**BRIEF:**
What is to be transcribed is the run of lines opening with the one that has "Reproduce this chart with matplotlib." and closing with the one that has "ax.bar(x + w", and only that run, exactly.

**EXERCISE DATA:**
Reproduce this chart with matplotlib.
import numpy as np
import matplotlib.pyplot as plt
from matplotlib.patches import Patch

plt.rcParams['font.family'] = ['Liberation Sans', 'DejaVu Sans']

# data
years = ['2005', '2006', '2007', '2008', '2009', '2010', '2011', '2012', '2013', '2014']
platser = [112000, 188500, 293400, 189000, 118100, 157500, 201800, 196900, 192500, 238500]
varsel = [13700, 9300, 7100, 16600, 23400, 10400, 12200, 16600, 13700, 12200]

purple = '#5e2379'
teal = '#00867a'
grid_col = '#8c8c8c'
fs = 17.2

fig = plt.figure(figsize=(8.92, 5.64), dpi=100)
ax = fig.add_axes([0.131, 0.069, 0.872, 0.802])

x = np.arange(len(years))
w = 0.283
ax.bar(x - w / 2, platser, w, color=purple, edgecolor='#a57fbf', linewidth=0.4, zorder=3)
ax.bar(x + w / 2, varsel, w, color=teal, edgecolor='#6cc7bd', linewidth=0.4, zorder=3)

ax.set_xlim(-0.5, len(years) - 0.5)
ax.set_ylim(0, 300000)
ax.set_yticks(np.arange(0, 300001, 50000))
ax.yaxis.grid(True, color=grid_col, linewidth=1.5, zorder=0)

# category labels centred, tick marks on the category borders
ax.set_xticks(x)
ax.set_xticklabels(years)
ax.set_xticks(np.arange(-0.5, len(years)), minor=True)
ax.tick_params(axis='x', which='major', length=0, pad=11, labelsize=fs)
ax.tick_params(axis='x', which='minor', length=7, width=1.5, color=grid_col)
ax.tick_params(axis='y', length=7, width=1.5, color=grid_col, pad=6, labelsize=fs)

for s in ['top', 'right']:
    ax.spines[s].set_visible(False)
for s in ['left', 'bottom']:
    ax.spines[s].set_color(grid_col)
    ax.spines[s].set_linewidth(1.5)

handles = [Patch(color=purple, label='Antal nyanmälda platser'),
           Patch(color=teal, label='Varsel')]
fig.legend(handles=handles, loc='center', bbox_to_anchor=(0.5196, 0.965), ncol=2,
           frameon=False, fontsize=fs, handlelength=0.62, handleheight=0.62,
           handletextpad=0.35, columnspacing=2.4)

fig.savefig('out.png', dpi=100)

--

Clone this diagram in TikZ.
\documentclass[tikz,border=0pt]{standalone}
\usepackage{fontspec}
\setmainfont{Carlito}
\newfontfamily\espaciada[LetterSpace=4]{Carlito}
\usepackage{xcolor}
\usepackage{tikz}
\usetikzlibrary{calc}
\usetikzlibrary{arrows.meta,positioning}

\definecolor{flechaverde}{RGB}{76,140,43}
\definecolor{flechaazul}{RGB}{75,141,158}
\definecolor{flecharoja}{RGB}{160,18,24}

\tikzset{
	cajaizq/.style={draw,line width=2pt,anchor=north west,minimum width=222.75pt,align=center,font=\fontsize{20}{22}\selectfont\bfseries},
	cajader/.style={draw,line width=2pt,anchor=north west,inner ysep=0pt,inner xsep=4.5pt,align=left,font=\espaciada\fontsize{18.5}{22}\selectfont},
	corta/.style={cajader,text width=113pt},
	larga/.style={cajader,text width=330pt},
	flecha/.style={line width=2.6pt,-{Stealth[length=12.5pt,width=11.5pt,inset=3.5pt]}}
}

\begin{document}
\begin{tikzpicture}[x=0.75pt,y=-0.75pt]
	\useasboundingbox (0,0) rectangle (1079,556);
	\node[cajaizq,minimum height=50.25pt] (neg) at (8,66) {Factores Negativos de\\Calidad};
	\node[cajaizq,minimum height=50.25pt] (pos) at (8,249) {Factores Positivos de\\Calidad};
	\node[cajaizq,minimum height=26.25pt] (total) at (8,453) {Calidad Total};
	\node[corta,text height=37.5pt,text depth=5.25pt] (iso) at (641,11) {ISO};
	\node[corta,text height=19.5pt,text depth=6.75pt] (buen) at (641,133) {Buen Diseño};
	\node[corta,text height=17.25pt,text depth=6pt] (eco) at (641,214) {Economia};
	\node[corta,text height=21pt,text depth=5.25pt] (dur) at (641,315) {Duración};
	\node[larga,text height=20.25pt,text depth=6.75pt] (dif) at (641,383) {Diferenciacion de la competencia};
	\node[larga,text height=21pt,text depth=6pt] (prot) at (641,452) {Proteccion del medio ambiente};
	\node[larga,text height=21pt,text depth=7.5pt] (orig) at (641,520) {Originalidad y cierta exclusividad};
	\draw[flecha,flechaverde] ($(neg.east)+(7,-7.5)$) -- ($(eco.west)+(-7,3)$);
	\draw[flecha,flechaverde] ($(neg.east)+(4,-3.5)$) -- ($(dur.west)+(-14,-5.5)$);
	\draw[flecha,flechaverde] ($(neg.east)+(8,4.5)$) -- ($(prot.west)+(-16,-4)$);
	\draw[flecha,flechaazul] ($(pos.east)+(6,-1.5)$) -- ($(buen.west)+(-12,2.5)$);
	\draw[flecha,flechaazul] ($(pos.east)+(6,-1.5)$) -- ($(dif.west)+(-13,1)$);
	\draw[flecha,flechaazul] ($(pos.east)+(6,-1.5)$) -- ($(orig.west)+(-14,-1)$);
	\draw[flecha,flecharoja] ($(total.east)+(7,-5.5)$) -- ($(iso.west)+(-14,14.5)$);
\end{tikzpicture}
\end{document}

**TASK SOLUTION:**
Reproduce this chart with matplotlib.
import numpy as np
import matplotlib.pyplot as plt
from matplotlib.patches import Patch

plt.rcParams['font.family'] = ['Liberation Sans', 'DejaVu Sans']

# data
years = ['2005', '2006', '2007', '2008', '2009', '2010', '2011', '2012', '2013', '2014']
platser = [112000, 188500, 293400, 189000, 118100, 157500, 201800, 196900, 192500, 238500]
varsel = [13700, 9300, 7100, 16600, 23400, 10400, 12200, 16600, 13700, 12200]

purple = '#5e2379'
teal = '#00867a'
grid_col = '#8c8c8c'
fs = 17.2

fig = plt.figure(figsize=(8.92, 5.64), dpi=100)
ax = fig.add_axes([0.131, 0.069, 0.872, 0.802])

x = np.arange(len(years))
w = 0.283
ax.bar(x - w / 2, platser, w, color=purple, edgecolor='#a57fbf', linewidth=0.4, zorder=3)
ax.bar(x + w / 2, varsel, w, color=teal, edgecolor='#6cc7bd', linewidth=0.4, zorder=3)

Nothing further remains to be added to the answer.